La Commissione europea ha appena licenziato una norma che introduce una deroga alla restrittiva disposizione generale che regola le operazioni di arricchimento, acidificazione e deacidificazione del vino; consentendone l’esercizio anche nelle zone limitrofe a quelle di raccolta delle uve. Ora l’iter proseguirà in aula. E, visti gli interessi industriali in gioco, la deroga sarà servilmente approvata dagli euromezzadri di Strasburgo.

Non meraviglia che l’Europa vari norme di queste stampo, che annacquano il principio di origine della materia prima. Non meraviglia perché questo è un approccio conseguente al modello multinazionalistico e agroindustrialista, di cui gli organismi di Bruxelles sono coerente strumentazione funzionale.
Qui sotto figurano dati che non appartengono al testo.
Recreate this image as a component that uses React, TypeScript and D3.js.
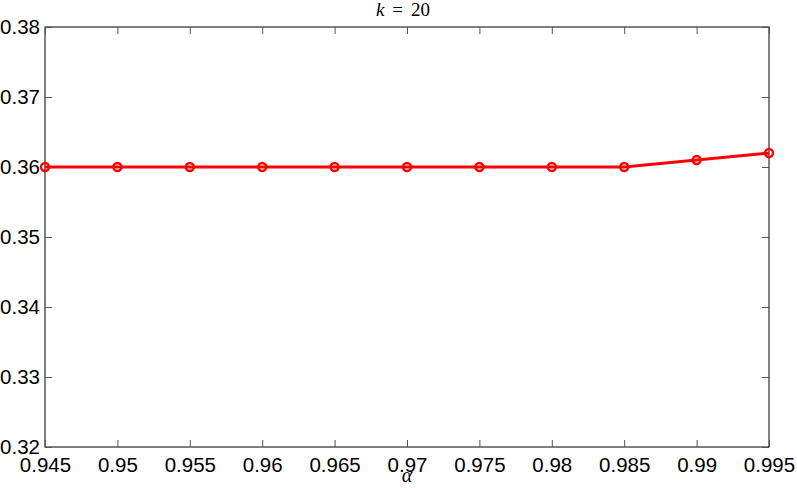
import { useEffect, useRef } from "react";
import * as d3 from "d3";

const alphas = [0.945, 0.95, 0.955, 0.96, 0.965, 0.97, 0.975, 0.98, 0.985, 0.99, 0.995];
const values = [0.36, 0.36, 0.36, 0.36, 0.36, 0.36, 0.36, 0.36, 0.36, 0.361, 0.362];
const xTicks = alphas;
const yTicks = [0.32, 0.33, 0.34, 0.35, 0.36, 0.37, 0.38];

export default function App() {
  const svgRef = useRef<SVGSVGElement | null>(null);

  useEffect(() => {
    const svgEl = svgRef.current;
    if (!svgEl) return;
    const width = 797;
    const height = 488;
    const margin = { top: 27, right: 28, bottom: 41, left: 45 };
    const innerW = width - margin.left - margin.right;
    const innerH = height - margin.top - margin.bottom;

    const svg = d3.select(svgEl);
    svg.selectAll("*").remove();

    const x = d3.scaleLinear().domain([0.945, 0.995]).range([0, innerW]);
    const y = d3.scaleLinear().domain([0.32, 0.38]).range([innerH, 0]);

    const g = svg.append("g").attr("transform", `translate(${margin.left},${margin.top})`);
    const font = "Liberation Sans, Arial, Helvetica, sans-serif";
    const tickLen = 7;
    const labelSize = 20.5;

    // frame
    g.append("rect")
      .attr("width", innerW)
      .attr("height", innerH)
      .attr("fill", "none")
      .attr("stroke", "#000")
      .attr("stroke-width", 1);

    // ticks point inward on all four sides
    const bottom = g.append("g").attr("transform", `translate(0,${innerH})`)
      .call(d3.axisBottom(x).tickValues(xTicks).tickSize(-tickLen).tickPadding(10).tickFormat((d) => d3.format("")(+d)));
    bottom.select(".domain").remove();
    bottom.selectAll("text").attr("font-family", font).attr("font-size", labelSize).attr("fill", "#000");

    const top = g.append("g")
      .call(d3.axisTop(x).tickValues(xTicks).tickSize(-tickLen).tickFormat(() => ""));
    top.select(".domain").remove();

    const left = g.append("g")
      .call(d3.axisLeft(y).tickValues(yTicks).tickSize(-tickLen).tickPadding(5).tickFormat(d3.format(".2f")));
    left.select(".domain").remove();
    left.selectAll("text").attr("font-family", font).attr("font-size", labelSize).attr("fill", "#000");

    const right = g.append("g").attr("transform", `translate(${innerW},0)`)
      .call(d3.axisRight(y).tickValues(yTicks).tickSize(-tickLen).tickFormat(() => ""));
    right.select(".domain").remove();

    svg.selectAll(".tick line").attr("stroke", "#555");

    const line = d3.line<number>()
      .x((_, i) => x(alphas[i]))
      .y((d) => y(d));

    g.append("path")
      .datum(values)
      .attr("fill", "none")
      .attr("stroke", "#ff0000")
      .attr("stroke-width", 2.8)
      .attr("d", line);

    g.selectAll("circle.pt")
      .data(values)
      .join("circle")
      .attr("class", "pt")
      .attr("cx", (_, i) => x(alphas[i]))
      .attr("cy", (d) => y(d))
      .attr("r", 4)
      .attr("fill", "none")
      .attr("stroke", "#ff0000")
      .attr("stroke-width", 2.4);

    // title
    const title = svg.append("text")
      .attr("x", 403)
      .attr("y", 16)
      .attr("text-anchor", "middle")
      .attr("font-family", "Liberation Serif, DejaVu Serif, serif")
      .attr("font-size", 19);
    title.append("tspan").attr("font-style", "italic").text("k");
    title.append("tspan").attr("dx", 8).text("=");
    title.append("tspan").attr("dx", 8).text("20");

    svg.append("text")
      .attr("x", margin.left + innerW / 2)
      .attr("y", 482)
      .attr("text-anchor", "middle")
      .attr("font-family", "Liberation Serif, serif")
      .attr("font-style", "italic")
      .attr("font-size", 20)
      .text("α");
  }, []);

  return (
    <svg
      ref={svgRef}
      width={797}
      height={488}
      style={{ position: "absolute", left: 0, top: 0, background: "#fff" }}
    />
  );
}
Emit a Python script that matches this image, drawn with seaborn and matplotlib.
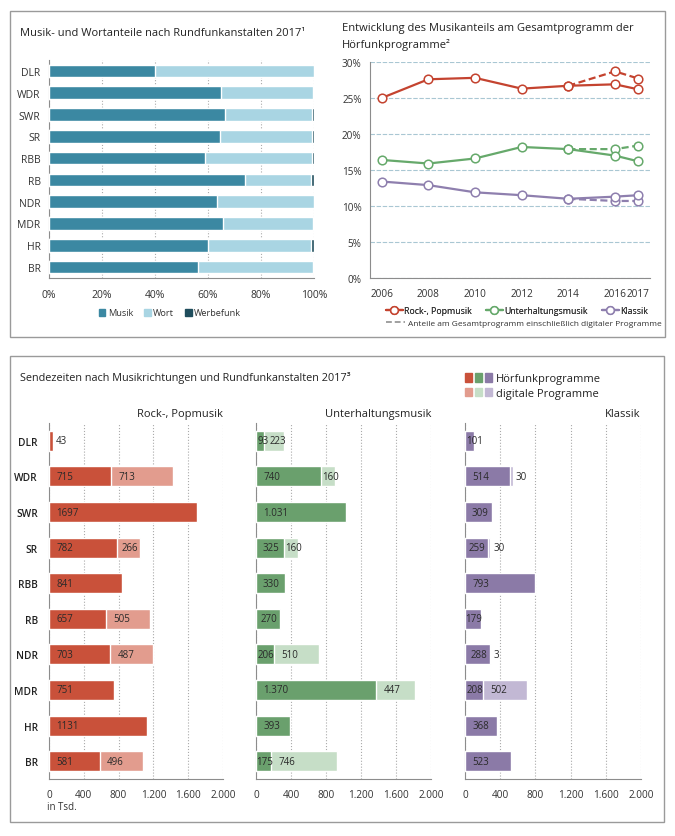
import matplotlib
matplotlib.use("Agg")
import matplotlib.pyplot as plt
from matplotlib.patches import Patch, Rectangle
from matplotlib.lines import Line2D
from matplotlib.legend_handler import HandlerTuple
import seaborn as sns
import numpy as np

# ---------------- data ----------------
stations = ["DLR", "WDR", "SWR", "SR", "RBB", "RB", "NDR", "MDR", "HR", "BR"]

# top left: shares in %
musik = [40.0, 65.0, 66.3, 64.5, 59.0, 73.8, 63.3, 65.5, 59.9, 56.4]
wort = [60.0, 34.5, 32.9, 34.8, 40.2, 25.2, 36.6, 34.0, 39.1, 43.2]
werbefunk = [0.0, 0.5, 0.8, 0.7, 0.8, 1.0, 0.1, 0.5, 1.0, 0.4]

# top right: music share in %
years = [2006, 2008, 2010, 2012, 2014, 2016, 2017]
rock_share = [25.0, 27.6, 27.8, 26.3, 26.7, 26.9, 26.2]
unterh_share = [16.4, 15.9, 16.6, 18.2, 17.9, 17.0, 16.2]
klassik_share = [13.4, 12.9, 11.9, 11.5, 11.0, 11.3, 11.5]
years_dig = [2014, 2016, 2017]
rock_share_dig = [26.7, 28.7, 27.7]
unterh_share_dig = [17.9, 17.9, 18.4]
klassik_share_dig = [11.0, 10.7, 10.7]

# bottom: airtime in thousand minutes
rock_radio = [43, 715, 1697, 782, 841, 657, 703, 751, 1131, 581]
rock_digital = [0, 713, 0, 266, 0, 505, 487, 0, 0, 496]
unterh_radio = [93, 740, 1031, 325, 330, 270, 206, 1370, 393, 175]
unterh_digital = [223, 160, 0, 160, 0, 0, 510, 447, 0, 746]
klassik_radio = [101, 514, 309, 259, 793, 179, 288, 208, 368, 523]
klassik_digital = [0, 30, 0, 30, 0, 0, 3, 502, 0, 0]

bottom_ticks = [0, 400, 800, 1200, 1600, 2000]
bottom_ticklabels = ["0", "400", "800", "1.200", "1.600", "2.000"]
pct_ticks_top_left = [0, 20, 40, 60, 80, 100]
pct_ticks_top_right = [0, 5, 10, 15, 20, 25, 30]

# ---------------- style ----------------
sns.set_style("white")
plt.rcParams["font.family"] = ["Open Sans", "DejaVu Sans"]
plt.rcParams["text.color"] = "#222222"

W, H = 675, 837
fig = plt.figure(figsize=(W / 100, H / 100), dpi=100)
fig.patch.set_facecolor("white")


def rect(x0, y0, x1, y1):
    return [x0 / W, 1 - y1 / H, (x1 - x0) / W, (y1 - y0) / H]


def fx(x):
    return x / W


def fy(y):
    return 1 - y / H


GRAY = "#8c8c8c"
TXT = "#333333"

# frames
for (x0, y0, x1, y1) in [(10, 12, 665, 338), (10, 357, 664, 823)]:
    fig.add_artist(Rectangle((fx(x0), fy(y1)), (x1 - x0) / W, (y1 - y0) / H,
                             transform=fig.transFigure, fill=False,
                             ec="#9a9a9a", lw=1.0))

# ---------------- top left ----------------
c_musik, c_wort, c_werbe = "#3b88a2", "#a9d5e3", "#1f4d5c"
ax1 = fig.add_axes(rect(49, 61, 314, 279))
total = [m + w + r for m, w, r in zip(musik, wort, werbefunk)]
mw = [m + w for m, w in zip(musik, wort)]
for vals, col in [(total, c_werbe), (mw, c_wort), (musik, c_musik)]:
    sns.barplot(x=vals, y=stations, orient="h", color=col, width=0.58,
                saturation=1, errorbar=None, ax=ax1, zorder=3)
ax1.set_xlim(0, 100)
ax1.set_ylim(9.5, -0.5)
ax1.set_xticks(pct_ticks_top_left)
ax1.set_xticklabels([f"{v}%" for v in pct_ticks_top_left])
ax1.set_xlabel("")
ax1.set_ylabel("")
ax1.xaxis.grid(True, ls=":", color="#aaaaaa", lw=0.8, zorder=0)
ax1.set_axisbelow(True)
for s in ["top", "right"]:
    ax1.spines[s].set_visible(False)
for s in ["left", "bottom"]:
    ax1.spines[s].set_color(GRAY)
    ax1.spines[s].set_linewidth(0.8)
ax1.set_yticks(np.arange(-0.5, 10, 1), minor=True)
ax1.tick_params(axis="y", which="major", length=0, labelsize=7.5,
                labelcolor=TXT, pad=6)
ax1.tick_params(axis="y", which="minor", length=3, color=GRAY, width=0.8)
ax1.tick_params(axis="x", which="major", length=3, color=GRAY, width=0.8,
                labelsize=7.5, labelcolor=TXT, pad=5)
fig.text(fx(20), fy(33), "Musik- und Wortanteile nach Rundfunkanstalten 2017\u00b9",
         fontsize=8, va="center", ha="left", color="#222222")
fig.legend(handles=[Patch(color=c_musik, label="Musik"),
                    Patch(color=c_wort, label="Wort"),
                    Patch(color=c_werbe, label="Werbefunk")],
           loc="center", bbox_to_anchor=(fx(170), fy(314)), ncol=3,
           frameon=False, fontsize=6.6, handlelength=0.7, handleheight=0.7,
           handletextpad=0.3, columnspacing=1.2, labelcolor=TXT)

# ---------------- top right ----------------
c_rock_l, c_unt_l, c_kla_l = "#c4432f", "#66a96b", "#8e7fae"
ax2 = fig.add_axes(rect(370, 63, 650, 279))
series = [(rock_share, rock_share_dig, c_rock_l),
          (unterh_share, unterh_share_dig, c_unt_l),
          (klassik_share, klassik_share_dig, c_kla_l)]
for solid, dig, col in series:
    sns.lineplot(x=years_dig, y=dig, ax=ax2, color=col, lw=1.6,
                 linestyle=(0, (3.2, 1.6)), marker="o", markersize=6.2,
                 markerfacecolor="white", markeredgecolor=col,
                 markeredgewidth=1.1, zorder=4)
    sns.lineplot(x=years, y=solid, ax=ax2, color=col, lw=1.6,
                 marker="o", markersize=6.2, markerfacecolor="white",
                 markeredgecolor=col, markeredgewidth=1.1, zorder=5)
ax2.set_xlim(2005.5, 2017.5)
ax2.set_ylim(0, 30)
ax2.set_xticks(years)
ax2.set_xticklabels([str(y) for y in years])
ax2.set_xticks(np.arange(2006.5, 2018, 1), minor=True)
ax2.set_yticks(pct_ticks_top_right)
ax2.set_yticklabels([f"{v}%" for v in pct_ticks_top_right])
ax2.set_xlabel("")
ax2.set_ylabel("")
ax2.yaxis.grid(True, color="#a9c7d3", lw=0.8, ls=(0, (4, 1.5)), zorder=0)
ax2.set_axisbelow(True)
for s in ["top", "right"]:
    ax2.spines[s].set_visible(False)
for s in ["left", "bottom"]:
    ax2.spines[s].set_color(GRAY)
    ax2.spines[s].set_linewidth(0.8)
ax2.tick_params(axis="x", which="major", length=0, labelsize=7.2,
                labelcolor=TXT, pad=7)
ax2.tick_params(axis="x", which="minor", length=3, color=GRAY, width=0.8)
ax2.tick_params(axis="y", which="major", length=3, color=GRAY, width=0.8,
                labelsize=7.2, labelcolor=TXT, pad=3)
fig.text(fx(342), fy(29), "Entwicklung des Musikanteils am Gesamtprogramm der",
         fontsize=8, va="center", ha="left", color="#222222")
fig.text(fx(342), fy(45), "H\u00f6rfunkprogramme\u00b2",
         fontsize=8, va="center", ha="left", color="#222222")


def lh(col, label):
    return Line2D([], [], color=col, lw=1.6, marker="o", markersize=5.5,
                  markerfacecolor="white", markeredgecolor=col,
                  markeredgewidth=1.1, label=label)


leg_a = fig.legend(handles=[lh(c_rock_l, "Rock-, Popmusik"),
                            lh(c_unt_l, "Unterhaltungsmusik"),
                            lh(c_kla_l, "Klassik")],
                   loc="center left", bbox_to_anchor=(fx(386), fy(312)),
                   ncol=3, frameon=False, fontsize=6.3, handlelength=1.9,
                   handletextpad=0.2, columnspacing=1.6, labelcolor=TXT,
                   borderpad=0, borderaxespad=0)
fig.add_artist(leg_a)
fig.legend(handles=[Line2D([], [], color="#a0a0a0", lw=1.4, ls=(0, (3, 1.5)),
                           label="Anteile am Gesamtprogramm einschlie\u00dflich digitaler Programme")],
           loc="center left", bbox_to_anchor=(fx(386), fy(324)),
           frameon=False, fontsize=6.0, handlelength=2.3, handletextpad=0.4,
           labelcolor=TXT, borderpad=0, borderaxespad=0)

# ---------------- bottom ----------------
fig.text(fx(20), fy(378), "Sendezeiten nach Musikrichtungen und Rundfunkanstalten 2017\u00b3",
         fontsize=7.8, va="center", ha="left", color="#222222")

panels = [
    ("Rock-, Popmusik", rock_radio, rock_digital, "#c9513a", "#e29c8e",
     (49, 223), lambda v: str(v)),
    ("Unterhaltungsmusik", unterh_radio, unterh_digital, "#6aa06d", "#c6dec7",
     (256, 431), lambda v: f"{v:,}".replace(",", ".")),
    ("Klassik", klassik_radio, klassik_digital, "#8b7aa7", "#c2b8d4",
     (465, 641), lambda v: f"{v:,}".replace(",", ".")),
]


def text_w(s):
    return sum(2.2 if ch == "." else 5.0 for ch in s)


for idx, (title, radio, dig, cd, cl, (x0, x1), fmt) in enumerate(panels):
    ax = fig.add_axes(rect(x0, 424, x1, 780))
    tot = [a + b for a, b in zip(radio, dig)]
    sns.barplot(x=tot, y=stations, orient="h", color=cl, width=0.56,
                saturation=1, errorbar=None, ax=ax, zorder=3)
    sns.barplot(x=radio, y=stations, orient="h", color=cd, width=0.56,
                saturation=1, errorbar=None, ax=ax, zorder=3)
    ax.set_xlim(0, 2000)
    ax.set_ylim(9.5, -0.5)
    ax.set_xticks(bottom_ticks)
    ax.set_xticklabels(bottom_ticklabels)
    ax.set_xlabel("")
    ax.set_ylabel("")
    ax.xaxis.grid(True, ls=":", color="#aaaaaa", lw=0.8, zorder=0)
    ax.set_axisbelow(True)
    for s in ["top", "right"]:
        ax.spines[s].set_visible(False)
    for s in ["left", "bottom"]:
        ax.spines[s].set_color(GRAY)
        ax.spines[s].set_linewidth(0.8)
    ax.set_yticks(np.arange(-0.5, 10, 1), minor=True)
    ax.tick_params(axis="y", which="minor", length=3, color=GRAY, width=0.8)
    ax.tick_params(axis="x", which="major", length=3, color=GRAY, width=0.8,
                   labelsize=7.2, labelcolor=TXT, pad=4)
    if idx == 0:
        ax.tick_params(axis="y", which="major", length=0, labelsize=7.3,
                       labelcolor="#222222", pad=8)
        for lab in ax.get_yticklabels():
            lab.set_fontweight("semibold")
    else:
        ax.tick_params(axis="y", which="major", length=0, labelleft=False)
    ax.set_title(title, loc="right", fontsize=8, pad=5, color="#222222")

    ppu = (x1 - x0) / 2000.0
    for i in range(len(stations)):
        prev_end_px = -100.0
        for start, w, is_l in [(0, radio[i], False), (radio[i], dig[i], True)]:
            if w <= 0:
                continue
            s = fmt(w)
            wpx = w * ppu
            tw = text_w(s)
            if wpx < 0.5 * tw:
                x = start + w + 3 / ppu
            elif wpx < tw:
                x = start + 1 / ppu
            elif wpx < tw + 15:
                x = start + (wpx - tw) / 2 / ppu
            else:
                x = start + 7.5 / ppu
            x = max(x, (prev_end_px + 3) / ppu)
            prev_end_px = x * ppu + tw
            ax.text(x, i, s, ha="left", va="center", fontsize=7,
                    color="#2a2a2a", zorder=5)

fig.text(fx(47), fy(808), "in Tsd.", fontsize=7, va="center", ha="left",
         color=TXT)

hr = tuple(Patch(color=c) for c in ["#c9513a", "#6aa06d", "#8b7aa7"])
dg = tuple(Patch(color=c) for c in ["#e29c8e", "#c6dec7", "#c2b8d4"])
fig.legend(handles=[hr, dg], labels=["H\u00f6rfunkprogramme", "digitale Programme"],
           handler_map={tuple: HandlerTuple(ndivide=None, pad=0.25)},
           loc="upper left", bbox_to_anchor=(fx(465), fy(374)),
           frameon=False, fontsize=8, handlelength=2.4, handleheight=0.85,
           handletextpad=0.4, labelspacing=0.3, labelcolor="#222222",
           borderpad=0, borderaxespad=0)

fig.savefig("out.png", dpi=100, facecolor="white")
Non stupisce che in Trentino i boiardi cooperativi abbiano prontamente esultato. Non stupisce l’eiaculante entusiasmo con cui un pratico liberista  pluripadronale come Lorenzo Libera, presidente di Viticoltori in Avio, presidente di Cavit e vicepresidente di Venezie Doc, oggi ha commentato la notizia: «Sono soddisfatto per l’approvazione dell’emendamento, che persegue un’utile semplificazione a favore dei vinificatori»”. Una vibrante eccitazione, quella provata ed esibita dal compostissimo manager cooperativo, su cui nessuno con un briciolo di buon senso avrebbe mai scommesso.  Fino ad oggi.

Meraviglia e stupisce al contrario, ma fino ad un certo punto, il silenzio complice e ignavo della politica trentina, di governo e di opposizione, che un giorno sì e  l’altro anche si trastulla, anzi si masturba, gracchiando il canto stonato dell’identità territoriale. Anche nell’agroalimentare. Che da domani, ma forse già da ieri, anche per il Trentino sarà, è, l’agroalimentare industriale limitrofo.